Why this capability matters across the enterprise
For strategy, research and operations teams, cleanup is often the hidden work that determines whether valuable thinking gets reused or buried. Presentation decks, slide exports, research transcripts and OCR-derived documents may contain high-value analysis, but without remediation they remain difficult to search, difficult to share and difficult to trust in high-stakes environments.
Treating cleanup as an enterprise capability changes that. It creates a repeatable path from raw, fragmented input to usable business content. It improves content readiness and discovery. It supports accessibility and searchability. It helps organizations turn dispersed material into assets that can travel further, serve more audiences and deliver more value.
This is especially important when documents need to support review, governance, publication or cross-channel reuse. In those moments, teams do not need more files. They need documents they can actually use.

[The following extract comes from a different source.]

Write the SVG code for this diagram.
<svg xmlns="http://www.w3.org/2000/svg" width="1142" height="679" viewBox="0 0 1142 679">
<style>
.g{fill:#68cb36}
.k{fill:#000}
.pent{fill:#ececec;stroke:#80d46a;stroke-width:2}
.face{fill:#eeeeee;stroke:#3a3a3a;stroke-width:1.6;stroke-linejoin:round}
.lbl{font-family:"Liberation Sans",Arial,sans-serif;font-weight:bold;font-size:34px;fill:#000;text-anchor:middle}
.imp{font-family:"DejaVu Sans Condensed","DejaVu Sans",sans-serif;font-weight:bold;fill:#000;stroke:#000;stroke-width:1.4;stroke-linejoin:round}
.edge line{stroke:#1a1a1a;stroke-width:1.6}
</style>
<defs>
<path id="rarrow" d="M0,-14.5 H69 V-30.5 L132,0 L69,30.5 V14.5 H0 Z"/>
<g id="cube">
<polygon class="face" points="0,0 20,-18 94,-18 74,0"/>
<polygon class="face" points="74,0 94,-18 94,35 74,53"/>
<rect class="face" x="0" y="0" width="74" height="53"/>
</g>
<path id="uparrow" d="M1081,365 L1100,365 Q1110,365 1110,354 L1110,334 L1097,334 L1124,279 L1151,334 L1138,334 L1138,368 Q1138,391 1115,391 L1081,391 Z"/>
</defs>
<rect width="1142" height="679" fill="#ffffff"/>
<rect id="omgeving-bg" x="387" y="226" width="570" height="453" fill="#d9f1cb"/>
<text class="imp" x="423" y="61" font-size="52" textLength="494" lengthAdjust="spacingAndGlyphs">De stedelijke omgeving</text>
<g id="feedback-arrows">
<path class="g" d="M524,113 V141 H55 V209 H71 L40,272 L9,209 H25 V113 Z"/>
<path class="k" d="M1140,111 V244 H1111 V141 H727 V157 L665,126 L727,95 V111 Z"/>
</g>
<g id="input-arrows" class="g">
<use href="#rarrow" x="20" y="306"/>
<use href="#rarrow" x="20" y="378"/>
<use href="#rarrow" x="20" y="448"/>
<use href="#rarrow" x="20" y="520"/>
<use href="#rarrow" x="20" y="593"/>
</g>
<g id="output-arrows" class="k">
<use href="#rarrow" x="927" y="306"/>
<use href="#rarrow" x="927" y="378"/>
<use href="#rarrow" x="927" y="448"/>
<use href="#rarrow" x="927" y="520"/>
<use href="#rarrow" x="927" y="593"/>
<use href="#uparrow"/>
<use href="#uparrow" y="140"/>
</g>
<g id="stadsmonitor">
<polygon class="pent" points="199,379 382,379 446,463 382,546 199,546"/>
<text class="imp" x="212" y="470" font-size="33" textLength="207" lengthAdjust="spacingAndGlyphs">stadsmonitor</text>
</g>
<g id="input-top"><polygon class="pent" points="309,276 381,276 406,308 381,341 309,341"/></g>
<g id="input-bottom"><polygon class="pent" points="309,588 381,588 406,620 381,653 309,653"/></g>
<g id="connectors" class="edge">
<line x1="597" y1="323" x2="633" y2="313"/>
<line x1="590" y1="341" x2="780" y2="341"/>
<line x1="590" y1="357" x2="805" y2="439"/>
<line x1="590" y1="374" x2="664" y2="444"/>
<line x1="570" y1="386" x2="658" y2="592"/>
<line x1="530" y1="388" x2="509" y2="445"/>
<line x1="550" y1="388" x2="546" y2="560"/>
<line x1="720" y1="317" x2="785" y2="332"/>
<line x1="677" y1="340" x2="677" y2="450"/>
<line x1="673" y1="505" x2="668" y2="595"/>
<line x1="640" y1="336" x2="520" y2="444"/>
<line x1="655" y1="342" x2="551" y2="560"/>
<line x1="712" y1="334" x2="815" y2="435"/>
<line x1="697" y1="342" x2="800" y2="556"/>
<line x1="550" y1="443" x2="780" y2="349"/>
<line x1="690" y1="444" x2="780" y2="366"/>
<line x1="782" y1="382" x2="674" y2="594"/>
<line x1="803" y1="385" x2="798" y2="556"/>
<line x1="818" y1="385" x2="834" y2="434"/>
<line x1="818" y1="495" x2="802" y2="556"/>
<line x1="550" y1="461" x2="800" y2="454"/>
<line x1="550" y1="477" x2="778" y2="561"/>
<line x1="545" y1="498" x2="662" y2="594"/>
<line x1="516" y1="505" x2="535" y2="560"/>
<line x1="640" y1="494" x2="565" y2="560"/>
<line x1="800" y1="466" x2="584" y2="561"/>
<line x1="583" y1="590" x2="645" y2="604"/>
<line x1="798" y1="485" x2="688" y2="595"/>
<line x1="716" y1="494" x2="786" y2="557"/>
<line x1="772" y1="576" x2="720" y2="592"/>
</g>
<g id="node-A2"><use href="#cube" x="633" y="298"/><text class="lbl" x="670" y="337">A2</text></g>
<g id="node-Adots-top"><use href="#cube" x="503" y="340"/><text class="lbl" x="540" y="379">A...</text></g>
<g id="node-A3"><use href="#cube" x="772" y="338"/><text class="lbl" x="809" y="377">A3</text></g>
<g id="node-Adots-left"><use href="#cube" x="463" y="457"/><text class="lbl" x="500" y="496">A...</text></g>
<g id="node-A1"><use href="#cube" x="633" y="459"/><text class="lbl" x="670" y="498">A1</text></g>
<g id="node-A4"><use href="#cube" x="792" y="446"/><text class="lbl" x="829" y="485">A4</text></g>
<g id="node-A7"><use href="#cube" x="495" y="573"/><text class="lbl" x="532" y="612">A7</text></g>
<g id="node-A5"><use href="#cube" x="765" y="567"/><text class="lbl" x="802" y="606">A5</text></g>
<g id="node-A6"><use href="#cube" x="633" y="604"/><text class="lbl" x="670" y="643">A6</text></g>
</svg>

From document mess to operational value
Enterprises that manage recurring transcription volume need more than ad hoc formatting support. They need a structured workflow for handling long documents in chunks, preserving hierarchy, standardizing formatting, removing non-content noise and reconstructing complete documents at scale.
When that workflow is supported by human-in-the-loop editorial handling and a preservation-first mindset, cleanup becomes more than a finishing step. It becomes part of how the organization protects meaning, accelerates readiness and turns fragmented source material into knowledge that is fit for real business use.